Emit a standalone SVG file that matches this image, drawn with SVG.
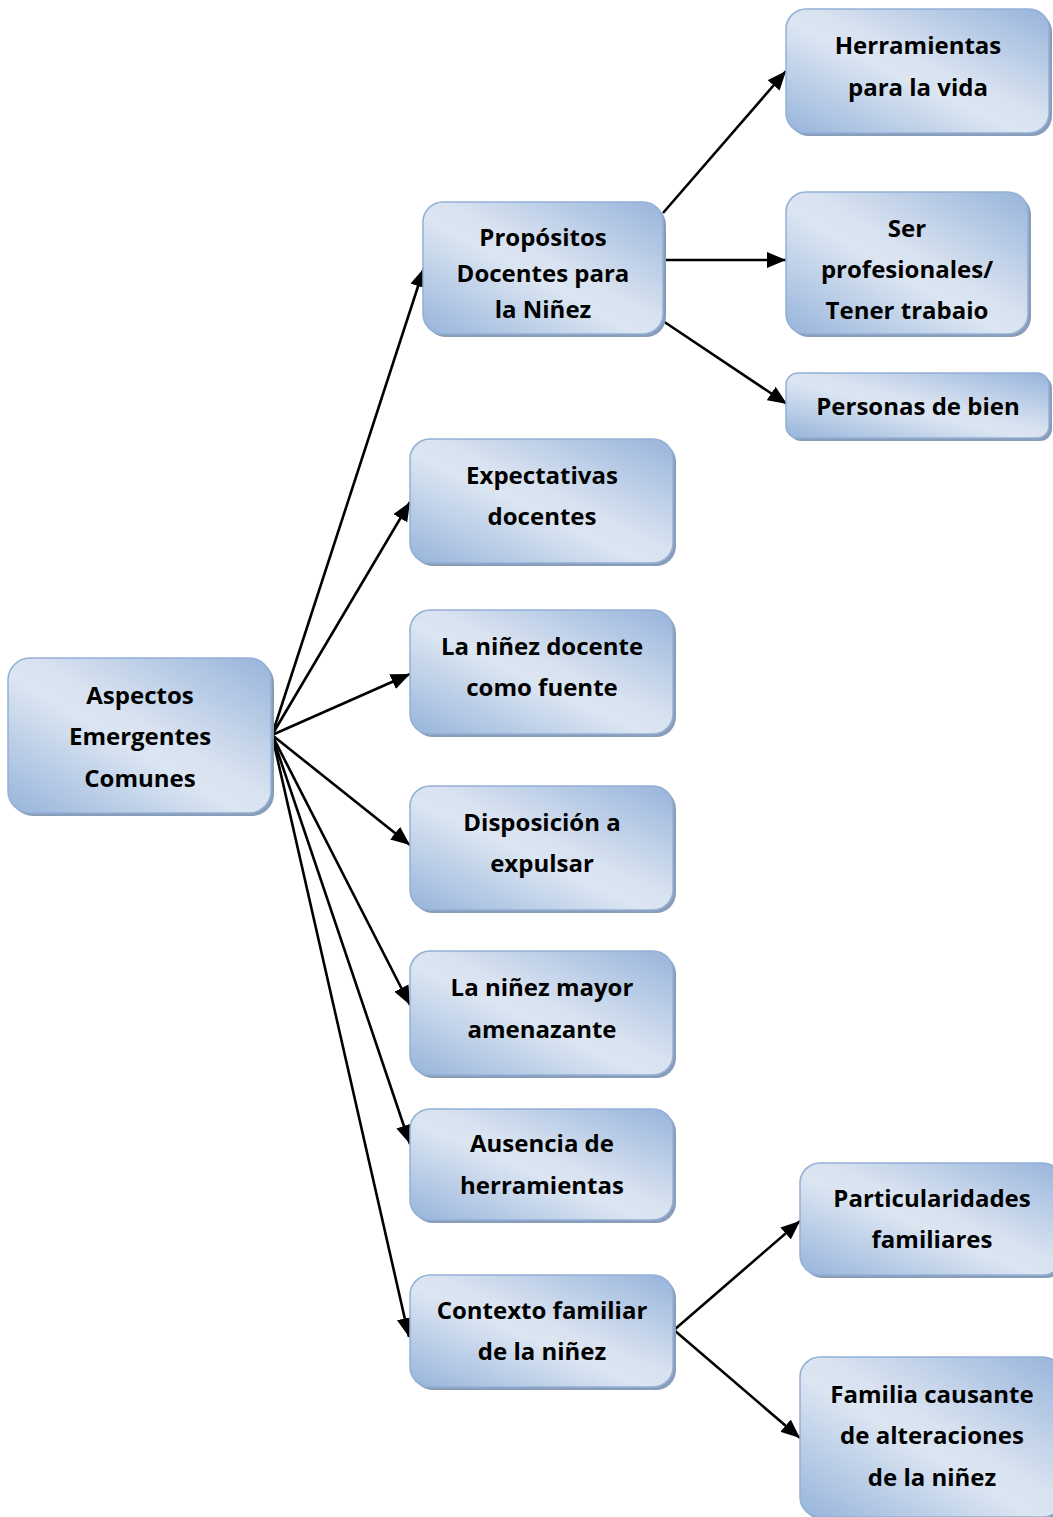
<svg xmlns="http://www.w3.org/2000/svg" width="1053" height="1517" viewBox="0 0 1053 1517">
  <defs>
    <linearGradient id="boxFill" x1="1" y1="0" x2="0" y2="1">
      <stop offset="0" stop-color="#97b4db"/>
      <stop offset="0.45" stop-color="#d8e2f0"/>
      <stop offset="0.55" stop-color="#dce6f2"/>
      <stop offset="1" stop-color="#97b4db"/>
    </linearGradient>
    <marker id="arrow" markerUnits="userSpaceOnUse" markerWidth="20" markerHeight="16" refX="19" refY="8" orient="auto">
      <path d="M0,0 L19,8 L0,16 z" fill="#000"/>
    </marker>
  </defs>
  <style>
    .shadow { fill: #8a9db8; }
    .box { fill: url(#boxFill); stroke: #92b0d6; stroke-width: 1.5; }
    .label { font-family: "Open Sans", "Liberation Sans", sans-serif; font-weight: bold; font-size: 24px; fill: #000; text-anchor: middle; }
    .edge { stroke: #000; stroke-width: 2.6; fill: none; marker-end: url(#arrow); }
  </style>

  <rect width="1053" height="1517" fill="#fff"/>

  <!-- connectors -->
  <g id="connectors">
    <line class="edge" x1="272" y1="735" x2="424" y2="268"/>
    <line class="edge" x1="272" y1="735" x2="410" y2="502"/>
    <line class="edge" x1="272" y1="735" x2="410" y2="674"/>
    <line class="edge" x1="272" y1="735" x2="410" y2="845"/>
    <line class="edge" x1="272" y1="735" x2="410" y2="1005"/>
    <line class="edge" x1="272" y1="735" x2="410" y2="1144"/>
    <line class="edge" x1="272" y1="735" x2="409" y2="1337"/>
    <line class="edge" x1="663" y1="213" x2="786" y2="71"/>
    <line class="edge" x1="663" y1="260" x2="786" y2="260"/>
    <line class="edge" x1="663" y1="321" x2="787" y2="404"/>
    <line class="edge" x1="674" y1="1330" x2="800" y2="1221"/>
    <line class="edge" x1="674" y1="1330" x2="800" y2="1438"/>
  </g>

  <!-- root -->
  <g id="aspectos">
    <rect class="shadow" x="11" y="661" width="263" height="155" rx="22"/>
    <rect class="box" x="8" y="658" width="263" height="155" rx="22"/>
    <text class="label" x="140" y="704">Aspectos</text>
    <text class="label" x="140" y="745">Emergentes</text>
    <text class="label" x="140" y="787">Comunes</text>
  </g>

  <g id="propositos">
    <rect class="shadow" x="426" y="205" width="240" height="132" rx="20"/>
    <rect class="box" x="423" y="202" width="240" height="132" rx="20"/>
    <text class="label" x="543" y="246">Propósitos</text>
    <text class="label" x="543" y="282">Docentes para</text>
    <text class="label" x="543" y="318">la Niñez</text>
  </g>

  <g id="herramientas-vida">
    <rect class="shadow" x="789" y="12" width="263" height="124" rx="20"/>
    <rect class="box" x="786" y="9" width="263" height="124" rx="20"/>
    <text class="label" x="918" y="54">Herramientas</text>
    <text class="label" x="918" y="96">para la vida</text>
  </g>

  <g id="ser-profesionales">
    <rect class="shadow" x="789" y="195" width="242" height="142" rx="20"/>
    <rect class="box" x="786" y="192" width="242" height="142" rx="20"/>
    <text class="label" x="907" y="237">Ser</text>
    <text class="label" x="907" y="278">profesionales/</text>
    <text class="label" x="907" y="319">Tener trabaio</text>
  </g>

  <g id="personas-bien">
    <rect class="shadow" x="789" y="376" width="263" height="65" rx="12"/>
    <rect class="box" x="786" y="373" width="263" height="65" rx="12"/>
    <text class="label" x="918" y="415">Personas de bien</text>
  </g>

  <g id="expectativas">
    <rect class="shadow" x="413" y="442" width="263" height="124" rx="20"/>
    <rect class="box" x="410" y="439" width="263" height="124" rx="20"/>
    <text class="label" x="542" y="484">Expectativas</text>
    <text class="label" x="542" y="525">docentes</text>
  </g>

  <g id="ninez-fuente">
    <rect class="shadow" x="413" y="613" width="263" height="124" rx="20"/>
    <rect class="box" x="410" y="610" width="263" height="124" rx="20"/>
    <text class="label" x="542" y="655">La niñez docente</text>
    <text class="label" x="542" y="696">como fuente</text>
  </g>

  <g id="disposicion">
    <rect class="shadow" x="413" y="789" width="263" height="124" rx="20"/>
    <rect class="box" x="410" y="786" width="263" height="124" rx="20"/>
    <text class="label" x="542" y="831">Disposición a</text>
    <text class="label" x="542" y="872">expulsar</text>
  </g>

  <g id="ninez-mayor">
    <rect class="shadow" x="413" y="954" width="263" height="124" rx="20"/>
    <rect class="box" x="410" y="951" width="263" height="124" rx="20"/>
    <text class="label" x="542" y="996">La niñez mayor</text>
    <text class="label" x="542" y="1038">amenazante</text>
  </g>

  <g id="ausencia">
    <rect class="shadow" x="413" y="1112" width="263" height="111" rx="20"/>
    <rect class="box" x="410" y="1109" width="263" height="111" rx="20"/>
    <text class="label" x="542" y="1152">Ausencia de</text>
    <text class="label" x="542" y="1194">herramientas</text>
  </g>

  <g id="contexto">
    <rect class="shadow" x="413" y="1278" width="263" height="112" rx="20"/>
    <rect class="box" x="410" y="1275" width="263" height="112" rx="20"/>
    <text class="label" x="542" y="1319">Contexto familiar</text>
    <text class="label" x="542" y="1360">de la niñez</text>
  </g>

  <g id="particularidades">
    <rect class="shadow" x="803" y="1166" width="263" height="112" rx="20"/>
    <rect class="box" x="800" y="1163" width="263" height="112" rx="20"/>
    <text class="label" x="932" y="1207">Particularidades</text>
    <text class="label" x="932" y="1248">familiares</text>
  </g>

  <g id="familia-causante">
    <rect class="shadow" x="803" y="1360" width="263" height="160" rx="20"/>
    <rect class="box" x="800" y="1357" width="263" height="160" rx="20"/>
    <text class="label" x="932" y="1403">Familia causante</text>
    <text class="label" x="932" y="1444">de alteraciones</text>
    <text class="label" x="932" y="1486">de la niñez</text>
  </g>
</svg>
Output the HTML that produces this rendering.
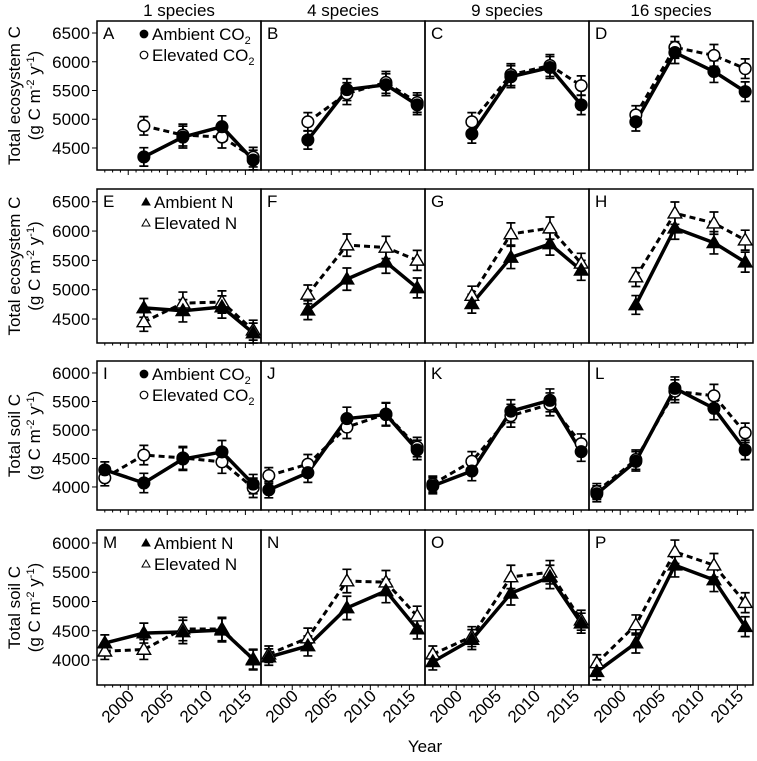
<!DOCTYPE html>
<html><head><meta charset="utf-8"><style>
html,body{margin:0;padding:0;background:#fff;}
svg{display:block;font-family:"Liberation Sans",Arial,sans-serif;}
</style></head><body>
<svg id="chart" width="757" height="761" viewBox="0 0 757 761" xmlns="http://www.w3.org/2000/svg"></svg>
<script>
// ---- data ----
const columnTitles = ["1 species","4 species","9 species","16 species"];
const panelLetters = ["A","B","C","D","E","F","G","H","I","J","K","L","M","N","O","P"];
const yearsShort = [2002,2007,2012,2016];
const yearsLong = [1997,2002,2007,2012,2016];
const xTickLabels = ["2000","2005","2010","2015"];
const yTicksEco = [4500,5000,5500,6000,6500];
const yTicksSoil = [4000,4500,5000,5500,6000];
// row 1: CO2, ecosystem C
const ambA=[4345,4690,4870,4290], eleA=[4885,4725,4690,4340];
const ambB=[4640,5515,5600,5250], eleB=[4955,5445,5640,5290];
const ambC=[4745,5740,5900,5250], eleC=[4955,5775,5935,5585];
const ambD=[4955,6160,5830,5480], eleD=[5075,6250,6110,5880];
// row 2: N, ecosystem C
const ambE=[4690,4640,4705,4260], eleE=[4450,4770,4790,4310];
const ambF=[4650,5180,5470,5030], eleF=[4920,5760,5720,5500];
const ambG=[4760,5550,5780,5330], eleG=[4900,5950,6050,5450];
const ambH=[4740,6050,5800,5470], eleH=[5215,6305,6135,5845];
// row 3: CO2, soil C
const ambI=[4300,4070,4490,4615,4050], eleI=[4160,4560,4510,4440,3985];
const ambJ=[3950,4250,5200,5270,4650], eleJ=[4200,4400,5050,5280,4700];
const ambK=[4020,4280,5330,5520,4620], eleK=[4050,4450,5250,5450,4760];
const ambL=[3880,4450,5730,5380,4650], eleL=[3920,4480,5680,5600,4950];
// row 4: N, soil C
const ambM=[4290,4460,4480,4510,4015], eleM=[4150,4180,4530,4530,4000];
const ambN=[4050,4240,4890,5180,4530], eleN=[4100,4375,5350,5330,4750];
const ambO=[3970,4350,5140,5420,4630], eleO=[4100,4400,5420,5500,4680];
const ambP=[3800,4290,5620,5370,4570], eleP=[3950,4600,5850,5620,4980];
const errShort=[160,190,190,170];
const errLong=[140,170,200,200,170];

const ambAll=[ambA,ambB,ambC,ambD,ambE,ambF,ambG,ambH,ambI,ambJ,ambK,ambL,ambM,ambN,ambO,ambP];
const eleAll=[eleA,eleB,eleC,eleD,eleE,eleF,eleG,eleH,eleI,eleJ,eleK,eleL,eleM,eleN,eleO,eleP];

// ---- layout ----
const NS="http://www.w3.org/2000/svg";
const svg=document.getElementById('chart');
const colX=[97,261,425,589], colW=164;
const rows=[{t:21,b:170,lo:4117,hi:6709},{t:189,b:343,lo:4091,hi:6717},{t:361,b:510,lo:3596,hi:6210},{t:530,b:685,lo:3573,hi:6222}];
const xLo=1996, xHi=2017;
function el(tag,attrs,parent){const e=document.createElementNS(NS,tag);for(const k in attrs)e.setAttribute(k,attrs[k]);(parent||svg).appendChild(e);return e;}
function xs(c,yr){return colX[c]+(yr-xLo)/(xHi-xLo)*colW;}
function ys(r,v){const R=rows[r];return R.b-(v-R.lo)/(R.hi-R.lo)*(R.b-R.t);}

function marker(g,shape,filled,x,y){
  let m;
  if(shape==='circle'){m=el('circle',{cx:x,cy:y,r:5.8,fill:filled?'#000':'#fff',stroke:'#000','stroke-width':1.5},g);}
  else{const s=6.8;m=el('polygon',{points:`${x},${y-s} ${x+s},${y+s*0.7} ${x-s},${y+s*0.7}`,fill:filled?'#000':'#fff',stroke:'#000','stroke-width':1.4},g);}
  
  
}

// column titles
columnTitles.forEach((t,c)=>{
  const e=el('text',{x:colX[c]+colW/2,y:16,'text-anchor':'middle','font-size':17},svg);
  e.textContent=t;
  
  
});

for(let r=0;r<4;r++){
  const R=rows[r];
  const isN=(r%2===1);
  const shape=isN?'tri':'circle';
  const yrs=r<2?yearsShort:yearsLong;
  const err=r<2?errShort:errLong;
  const ticks=r<2?yTicksEco:yTicksSoil;
  ticks.forEach(v=>{
    const y=ys(r,v);
    const tk=el('line',{x1:92,x2:97,y1:y,y2:y,stroke:'#000','stroke-width':1});
    
    
    const tl=el('text',{x:90,y:y+6,'text-anchor':'end','font-size':17});
    tl.textContent=v;
    
    
  });
  const cy=(R.t+R.b)/2;
  const t1=el('text',{x:0,y:0,'text-anchor':'middle','font-size':17,transform:`translate(20,${cy}) rotate(-90)`});
  t1.textContent=r<2?'Total ecosystem C':'Total soil C';
  
  
  const t2=el('text',{x:0,y:0,'text-anchor':'middle','font-size':17,transform:`translate(40,${cy}) rotate(-90)`});
  t2.innerHTML='(g C m<tspan dy="-6" font-size="11">-2</tspan><tspan dy="6"> y</tspan><tspan dy="-6" font-size="11">-1</tspan><tspan dy="6">)</tspan>';
  
  

  for(let c=0;c<4;c++){
    const p=r*4+c;
    const g=el('g',{});
    
    
    const fr=el('rect',{x:colX[c],y:R.t,width:colW,height:R.b-R.t,fill:'none',stroke:'#000','stroke-width':1.5},g);
    
    
    const lt=el('text',{x:colX[c]+6,y:R.t+18,'font-size':17},g);
    lt.textContent=panelLetters[p];
    
    
    for(let yr=1997;yr<=2016;yr++){
      const major=yr%5===0;
      const x=xs(c,yr);
      const tk=el('line',{x1:x,x2:x,y1:R.b,y2:R.b+(major?5:2.5),stroke:'#000','stroke-width':1},g);
      
      
    }
    if(r===3){
      xTickLabels.forEach(lb=>{
        const x=xs(c,+lb);
        const tl=el('text',{x:0,y:0,'text-anchor':'end','font-size':17,transform:`translate(${x+7},${R.b+12}) rotate(-45)`},g);
        tl.textContent=lb;
        
        
      });
    }
    const series=[{d:eleAll[p],filled:false,dash:'6,4',w:3},{d:ambAll[p],filled:true,dash:null,w:3.5}];
    series.forEach(s=>{
      const pts=s.d.map((v,i)=>xs(c,yrs[i])+','+ys(r,v)).join(' ');
      const pl=el('polyline',{points:pts,fill:'none',stroke:'#000','stroke-width':s.w,'stroke-linejoin':'round'},g);
      if(s.dash)pl.setAttribute('stroke-dasharray',s.dash);
      
      
      s.d.forEach((v,i)=>{
        const x=xs(c,yrs[i]);
        const y1=ys(r,v-err[i]),y2=ys(r,v+err[i]);
        const eb=el('path',{d:`M${x},${y1}V${y2}M${x-4.5},${y1}H${x+4.5}M${x-4.5},${y2}H${x+4.5}`,stroke:'#000','stroke-width':1.7,fill:'none'},g);
        
        
      });
    });
    series.forEach(s=>{s.d.forEach((v,i)=>marker(g,shape,s.filled,xs(c,yrs[i]),ys(r,v)));});
    if(c===0){
      const lg=el('g',{},g);
      
      
      const ly=[R.t+13,R.t+34];
      const mx=isN?146:144;
      [true,false].forEach((f,k)=>{
        const mg=el('g',{},lg);
        
        
        if(shape==='circle')el('circle',{cx:mx,cy:ly[k],r:3.8,fill:f?'#000':'#fff',stroke:'#000','stroke-width':1.2},mg);
        else{const s=4;el('polygon',{points:`${mx},${ly[k]-s} ${mx+s},${ly[k]+s*0.75} ${mx-s},${ly[k]+s*0.75}`,fill:f?'#000':'#fff',stroke:'#000','stroke-width':1},mg);}
        const tx=el('text',{x:mx+8,y:ly[k]+6,'font-size':17},mg);
        const nm=f?'Ambient':'Elevated';
        if(isN)tx.textContent=nm+' N';
        else tx.innerHTML=nm+' CO<tspan dy="4" font-size="11">2</tspan>';
      });
    }
  }
}
const xt=el('text',{x:425,y:752,'text-anchor':'middle','font-size':17});
xt.textContent='Year';


</script>
</body></html>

◆ ◆ ◆ ◆

# DIRECTION
Go through the listing above and pull out each line containing the word "that".

# TASK ANSWER
Emit a standalone SVG file that matches this image, drawn with SVG.
Output the HTML that produces this rendering.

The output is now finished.